SCAM: A fraudulent or deceptive act or operation. The intentional use of deceit, a trick or some dishonest means to deprive another of his/her/its money, property or a legal right.

When You're Being Solicited

If a person approaches you first and tries to sell you something or transact business in some way without you explicitly requesting assistance, this is a good first sign to watch out for. A scammer must be very proactive in obtaining leads as it's much more difficult to do so using traditional methods when it's for fraudulent purposes.

A good and real product or service is much easier to sell than a fake and shitty product or service, this means that the scammer has to really sell it you that much harder. First, they have to approach you, then they have to press you then push you to convince you how good / better / cheaper their product or service is. The harder it is to sell something, the more likely it's a shitty something - or a downright scammy something. Don't be fooled by urgency as this is a trick that's very effectively used by con artist.

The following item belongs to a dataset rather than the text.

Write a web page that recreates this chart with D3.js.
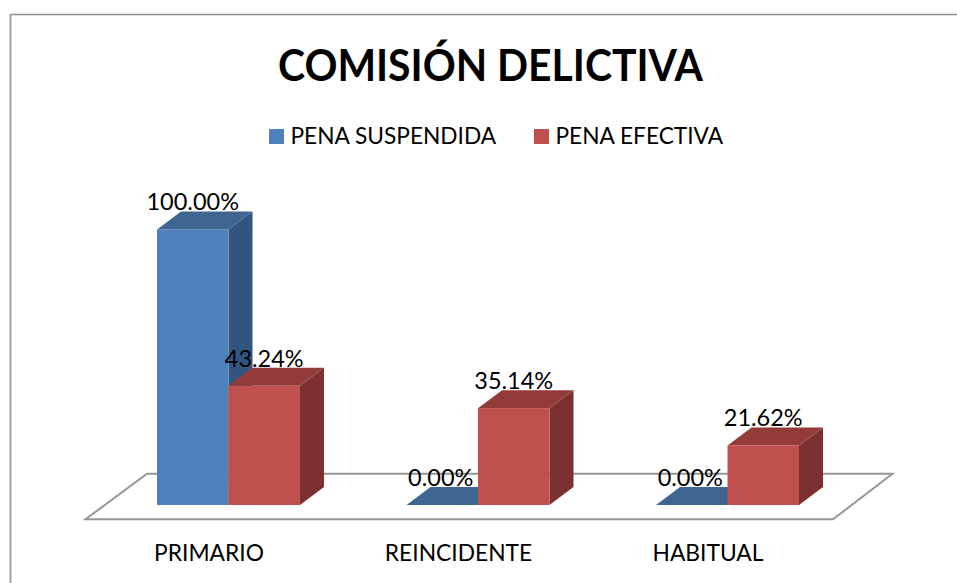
<!DOCTYPE html>
<html><head><meta charset="utf-8">
<script src="https://cdn.jsdelivr.net/npm/d3@7/dist/d3.min.js"></script>
<style>html,body{margin:0;padding:0;background:#fff}svg{display:block}text{font-family:Lato,"Open Sans",sans-serif;fill:#000}</style>
</head><body><svg id="c" width="957" height="583"></svg>
<script>
const title = "COMISIÓN DELICTIVA";
const categories = ["PRIMARIO","REINCIDENTE","HABITUAL"];
const seriesNames = ["PENA SUSPENDIDA","PENA EFECTIVA"];
const penaSuspendida = [100, 0, 0];
const penaEfectiva = [43.24, 35.14, 21.62];
const series = [penaSuspendida, penaEfectiva];
const front = ["#4f81bd","#c0504d"], top_ = ["#3f6591","#933b39"], side = ["#325580","#7c302f"];
const svg = d3.select("#c");
const y = d3.scaleLinear().domain([0,100]).range([505,229.4]);
const x0 = d3.scaleBand().domain(categories).range([107.1,848.9]).paddingInner(0.427).paddingOuter(0.2);
const x1 = d3.scaleBand().domain([0,1]).range([0,x0.bandwidth()]);
const dx=24, dy=-18;
const poly = p => p.map(d=>d.join(",")).join(" ");

// frame
svg.append("path").attr("d","M957 14.5H10.5").attr("stroke","#8c8c8c").attr("stroke-width",1.3).attr("fill","none");
svg.append("path").attr("d","M10.5 14V583").attr("stroke","#a0a0a0").attr("stroke-width",2).attr("fill","none");

// floor
svg.append("polygon").attr("points",poly([[85.5,519.3],[147,473.8],[892.5,473.8],[833,519.3]]))
  .attr("fill","#fff").attr("stroke","#969696").attr("stroke-width",2);

// bars
const marks=[];
categories.forEach((c,i)=>series.forEach((s,j)=>marks.push({c,j,v:s[i]})));
const g = svg.append("g").selectAll("g").data(marks).join("g");
g.each(function(d){
  const el=d3.select(this), l=x0(d.c)+x1(d.j), r=l+x1.bandwidth(), t=y(d.v), b=y(0);
  if(d.v>0) el.append("polygon").attr("points",poly([[r,t],[r+dx,t+dy],[r+dx,b+dy],[r,b]])).attr("fill",side[d.j]);
  el.append("polygon").attr("points",poly([[l,t],[l+dx,t+dy],[r+dx,t+dy],[r,t]])).attr("fill",top_[d.j]);
  if(d.v>0) el.append("rect").attr("x",l).attr("y",t).attr("width",r-l).attr("height",b-t).attr("fill",front[d.j]);
});
// value labels
svg.append("g").selectAll("text").data(marks).join("text")
  .attr("x",d=>x0(d.c)+x1(d.j)+x1.bandwidth()/2+(d.v===0?-1.5:0))
  .attr("y",d=>y(d.v)-19)
  .attr("text-anchor","middle").attr("font-size",23.5)
  .text(d=>d.v.toFixed(2)+"%");
// category labels
svg.append("g").selectAll("text").data(categories).join("text")
  .attr("x",d=>x0(d)+x0.bandwidth()/2-19.5).attr("y",561)
  .attr("text-anchor","middle").attr("font-size",22.8).text(d=>d);
// title
svg.append("text").attr("x",490.5).attr("y",81).attr("text-anchor","middle")
  .attr("font-size",43).attr("font-weight",700)
  .attr("textLength",425).attr("lengthAdjust","spacingAndGlyphs").text(title);
// legend
const lx=[269,534];
const leg=svg.append("g").selectAll("g").data(seriesNames).join("g");
leg.append("rect").attr("x",(d,i)=>lx[i]).attr("y",129).attr("width",15).attr("height",15).attr("fill",(d,i)=>front[i]);
leg.append("text").attr("x",(d,i)=>lx[i]+21.5).attr("y",144).attr("font-size",22.7).text(d=>d);
</script></body></html>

The person may very well have legitimate business, but even if that's case, it's usually not the best idea to make financial transactions with someone randomly on the street or from a cold email.


When It's Too Lucrative

This pertains mostly to investment scams. Making money takes lots of time, lots of work and it's hard, very hard. That's why money has value, because it's hard to get more of. Of which is why so many people fall for these scams that promise a high return on your money just by giving them money. Because everyone knows making money is hard so when they see an easy way, they jump at it. It's ironic because they should know better.

If a so-called investment seems like it's too easy to make money off it, then it's almost definitely a scam - a Ponzi scheme or other. If it was that easy to make money, everyone would be rich and these strangers wouldn't solicit you for YOUR money when they have so much of it or access to it.

Just remember that making money is hard because it's supposed to be, and any easy way is rather illegal and or will result in you losing your otherwise hard earned money. Don't be greedy and you'll think much clearer and sharper.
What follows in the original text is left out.